◆ Problem to solve ◆
Copy only what lies from the line containing "Rebuild this chart" through the line containing "Serif', 'Times New" in the entries below, keeping both end lines exact and dropping every picture.

◆ Provided entries ◆
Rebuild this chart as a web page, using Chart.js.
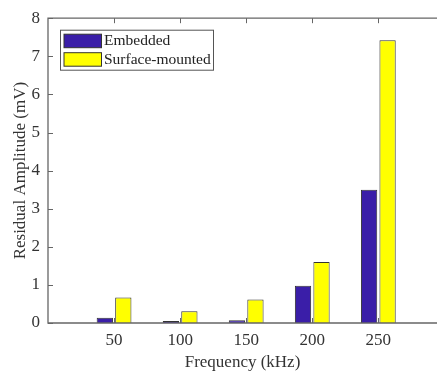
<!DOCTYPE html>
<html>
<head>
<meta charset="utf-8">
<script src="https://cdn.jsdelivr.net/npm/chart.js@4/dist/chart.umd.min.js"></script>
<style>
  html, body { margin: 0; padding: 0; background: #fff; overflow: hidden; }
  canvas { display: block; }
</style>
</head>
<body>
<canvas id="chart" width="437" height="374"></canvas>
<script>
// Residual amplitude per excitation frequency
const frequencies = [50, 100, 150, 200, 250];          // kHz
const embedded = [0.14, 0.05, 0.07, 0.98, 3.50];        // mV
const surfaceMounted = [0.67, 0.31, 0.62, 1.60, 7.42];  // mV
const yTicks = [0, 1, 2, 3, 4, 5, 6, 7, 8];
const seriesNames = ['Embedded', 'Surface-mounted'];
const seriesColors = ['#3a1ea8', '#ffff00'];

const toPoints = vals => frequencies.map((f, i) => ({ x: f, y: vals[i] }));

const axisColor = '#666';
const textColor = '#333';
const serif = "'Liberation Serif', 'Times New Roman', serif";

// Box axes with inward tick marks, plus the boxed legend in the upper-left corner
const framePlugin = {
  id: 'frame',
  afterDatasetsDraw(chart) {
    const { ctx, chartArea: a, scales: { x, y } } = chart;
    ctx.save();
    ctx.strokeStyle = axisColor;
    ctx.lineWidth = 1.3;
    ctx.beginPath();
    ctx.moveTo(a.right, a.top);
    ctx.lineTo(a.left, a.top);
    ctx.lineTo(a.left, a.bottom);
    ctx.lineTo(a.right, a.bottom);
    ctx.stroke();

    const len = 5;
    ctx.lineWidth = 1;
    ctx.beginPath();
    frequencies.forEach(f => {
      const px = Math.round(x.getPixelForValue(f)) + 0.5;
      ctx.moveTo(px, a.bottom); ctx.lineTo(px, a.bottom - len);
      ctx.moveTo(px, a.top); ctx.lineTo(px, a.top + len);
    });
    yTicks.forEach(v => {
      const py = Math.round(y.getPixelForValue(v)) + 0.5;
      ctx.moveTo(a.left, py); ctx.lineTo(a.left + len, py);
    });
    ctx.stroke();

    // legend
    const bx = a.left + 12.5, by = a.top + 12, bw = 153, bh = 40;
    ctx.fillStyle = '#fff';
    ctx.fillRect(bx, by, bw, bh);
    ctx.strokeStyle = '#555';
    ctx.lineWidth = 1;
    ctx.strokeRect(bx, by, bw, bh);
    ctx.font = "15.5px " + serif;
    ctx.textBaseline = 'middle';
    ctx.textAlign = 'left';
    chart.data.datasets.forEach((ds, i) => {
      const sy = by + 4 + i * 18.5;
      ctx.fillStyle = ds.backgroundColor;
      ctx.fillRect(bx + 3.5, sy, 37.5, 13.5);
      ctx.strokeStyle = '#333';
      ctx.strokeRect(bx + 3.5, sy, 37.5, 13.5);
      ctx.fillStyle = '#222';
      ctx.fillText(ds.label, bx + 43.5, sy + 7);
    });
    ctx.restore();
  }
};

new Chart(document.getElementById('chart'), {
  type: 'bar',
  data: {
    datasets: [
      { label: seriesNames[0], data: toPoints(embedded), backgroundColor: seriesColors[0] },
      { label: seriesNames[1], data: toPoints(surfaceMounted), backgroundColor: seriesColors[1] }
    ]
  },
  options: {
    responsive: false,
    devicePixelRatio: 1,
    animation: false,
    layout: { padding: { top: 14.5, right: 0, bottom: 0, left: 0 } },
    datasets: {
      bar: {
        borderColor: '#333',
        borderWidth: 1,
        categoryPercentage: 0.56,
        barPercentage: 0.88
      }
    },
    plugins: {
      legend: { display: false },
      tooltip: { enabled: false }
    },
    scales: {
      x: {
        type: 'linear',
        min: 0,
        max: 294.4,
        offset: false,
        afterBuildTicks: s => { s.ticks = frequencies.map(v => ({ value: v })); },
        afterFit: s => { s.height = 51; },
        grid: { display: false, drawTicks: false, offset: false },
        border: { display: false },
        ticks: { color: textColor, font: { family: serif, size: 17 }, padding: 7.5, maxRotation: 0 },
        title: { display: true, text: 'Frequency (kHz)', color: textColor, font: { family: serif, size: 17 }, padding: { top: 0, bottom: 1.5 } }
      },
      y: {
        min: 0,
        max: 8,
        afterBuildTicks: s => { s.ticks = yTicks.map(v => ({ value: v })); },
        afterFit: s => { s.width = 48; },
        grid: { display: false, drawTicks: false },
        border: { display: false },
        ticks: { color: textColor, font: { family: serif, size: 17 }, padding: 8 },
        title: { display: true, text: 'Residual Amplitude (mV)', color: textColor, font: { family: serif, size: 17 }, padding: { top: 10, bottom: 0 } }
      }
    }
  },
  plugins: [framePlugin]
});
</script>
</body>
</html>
==
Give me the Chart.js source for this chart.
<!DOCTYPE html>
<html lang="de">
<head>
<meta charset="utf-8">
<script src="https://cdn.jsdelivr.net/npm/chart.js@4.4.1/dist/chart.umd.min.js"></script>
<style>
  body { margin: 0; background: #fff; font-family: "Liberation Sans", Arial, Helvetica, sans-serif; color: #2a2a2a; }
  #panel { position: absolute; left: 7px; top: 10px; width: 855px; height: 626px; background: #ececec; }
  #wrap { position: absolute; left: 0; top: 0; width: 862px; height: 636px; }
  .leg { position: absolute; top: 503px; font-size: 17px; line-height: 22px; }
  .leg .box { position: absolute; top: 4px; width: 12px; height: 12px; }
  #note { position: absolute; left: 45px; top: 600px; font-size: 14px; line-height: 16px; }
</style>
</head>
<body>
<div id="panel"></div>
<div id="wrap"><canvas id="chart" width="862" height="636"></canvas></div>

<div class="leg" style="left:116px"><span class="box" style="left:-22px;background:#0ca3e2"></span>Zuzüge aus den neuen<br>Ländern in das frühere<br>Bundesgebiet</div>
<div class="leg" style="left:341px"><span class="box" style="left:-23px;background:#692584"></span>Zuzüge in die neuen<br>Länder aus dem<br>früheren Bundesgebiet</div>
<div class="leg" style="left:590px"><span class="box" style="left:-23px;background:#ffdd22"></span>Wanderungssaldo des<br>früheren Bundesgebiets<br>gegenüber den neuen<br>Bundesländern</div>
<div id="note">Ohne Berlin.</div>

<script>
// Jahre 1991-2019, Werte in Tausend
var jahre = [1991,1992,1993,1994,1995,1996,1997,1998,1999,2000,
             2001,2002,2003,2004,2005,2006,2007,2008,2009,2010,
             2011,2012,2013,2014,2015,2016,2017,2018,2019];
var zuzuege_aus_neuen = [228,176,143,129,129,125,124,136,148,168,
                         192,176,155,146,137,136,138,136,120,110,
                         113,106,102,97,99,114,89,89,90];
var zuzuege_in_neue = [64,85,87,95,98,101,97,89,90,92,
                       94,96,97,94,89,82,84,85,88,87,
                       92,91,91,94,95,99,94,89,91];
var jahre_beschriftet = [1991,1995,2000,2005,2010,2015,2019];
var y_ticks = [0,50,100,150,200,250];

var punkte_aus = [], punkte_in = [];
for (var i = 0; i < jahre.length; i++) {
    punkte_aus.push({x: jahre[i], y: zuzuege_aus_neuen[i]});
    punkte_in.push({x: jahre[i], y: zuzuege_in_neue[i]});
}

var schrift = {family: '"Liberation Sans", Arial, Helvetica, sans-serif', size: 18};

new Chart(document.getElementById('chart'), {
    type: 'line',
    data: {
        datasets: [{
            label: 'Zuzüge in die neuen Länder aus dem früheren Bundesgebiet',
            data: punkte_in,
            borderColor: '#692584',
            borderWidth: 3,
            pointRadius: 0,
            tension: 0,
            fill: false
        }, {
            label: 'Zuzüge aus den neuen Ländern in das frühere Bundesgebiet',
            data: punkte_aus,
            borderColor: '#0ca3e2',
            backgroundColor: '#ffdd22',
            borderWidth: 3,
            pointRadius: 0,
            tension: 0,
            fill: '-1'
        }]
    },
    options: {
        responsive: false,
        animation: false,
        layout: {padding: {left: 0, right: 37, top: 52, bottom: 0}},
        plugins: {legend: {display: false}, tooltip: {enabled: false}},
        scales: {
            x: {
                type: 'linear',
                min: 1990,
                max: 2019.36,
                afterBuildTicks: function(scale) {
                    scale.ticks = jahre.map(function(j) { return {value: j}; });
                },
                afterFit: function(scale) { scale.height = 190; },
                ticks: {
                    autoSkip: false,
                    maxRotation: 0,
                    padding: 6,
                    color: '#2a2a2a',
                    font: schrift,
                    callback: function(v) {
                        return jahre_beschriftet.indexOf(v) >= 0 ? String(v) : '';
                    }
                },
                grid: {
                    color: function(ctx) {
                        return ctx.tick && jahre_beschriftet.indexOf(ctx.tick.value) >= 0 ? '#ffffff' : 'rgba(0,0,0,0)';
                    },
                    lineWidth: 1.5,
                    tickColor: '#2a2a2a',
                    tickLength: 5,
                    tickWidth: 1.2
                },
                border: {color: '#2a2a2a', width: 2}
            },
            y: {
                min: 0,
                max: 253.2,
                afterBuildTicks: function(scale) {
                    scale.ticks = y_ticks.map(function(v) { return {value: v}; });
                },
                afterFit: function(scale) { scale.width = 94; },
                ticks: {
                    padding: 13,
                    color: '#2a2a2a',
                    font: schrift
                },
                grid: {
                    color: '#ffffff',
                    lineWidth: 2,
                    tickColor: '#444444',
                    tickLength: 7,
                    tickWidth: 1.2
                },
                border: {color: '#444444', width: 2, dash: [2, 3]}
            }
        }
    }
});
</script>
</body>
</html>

◆ Full output ◆
Rebuild this chart as a web page, using Chart.js.
<!DOCTYPE html>
<html>
<head>
<meta charset="utf-8">
<script src="https://cdn.jsdelivr.net/npm/chart.js@4/dist/chart.umd.min.js"></script>
<style>
  html, body { margin: 0; padding: 0; background: #fff; overflow: hidden; }
  canvas { display: block; }
</style>
</head>
<body>
<canvas id="chart" width="437" height="374"></canvas>
<script>
// Residual amplitude per excitation frequency
const frequencies = [50, 100, 150, 200, 250];          // kHz
const embedded = [0.14, 0.05, 0.07, 0.98, 3.50];        // mV
const surfaceMounted = [0.67, 0.31, 0.62, 1.60, 7.42];  // mV
const yTicks = [0, 1, 2, 3, 4, 5, 6, 7, 8];
const seriesNames = ['Embedded', 'Surface-mounted'];
const seriesColors = ['#3a1ea8', '#ffff00'];

const toPoints = vals => frequencies.map((f, i) => ({ x: f, y: vals[i] }));

const axisColor = '#666';
const textColor = '#333';
const serif = "'Liberation Serif', 'Times New Roman', serif";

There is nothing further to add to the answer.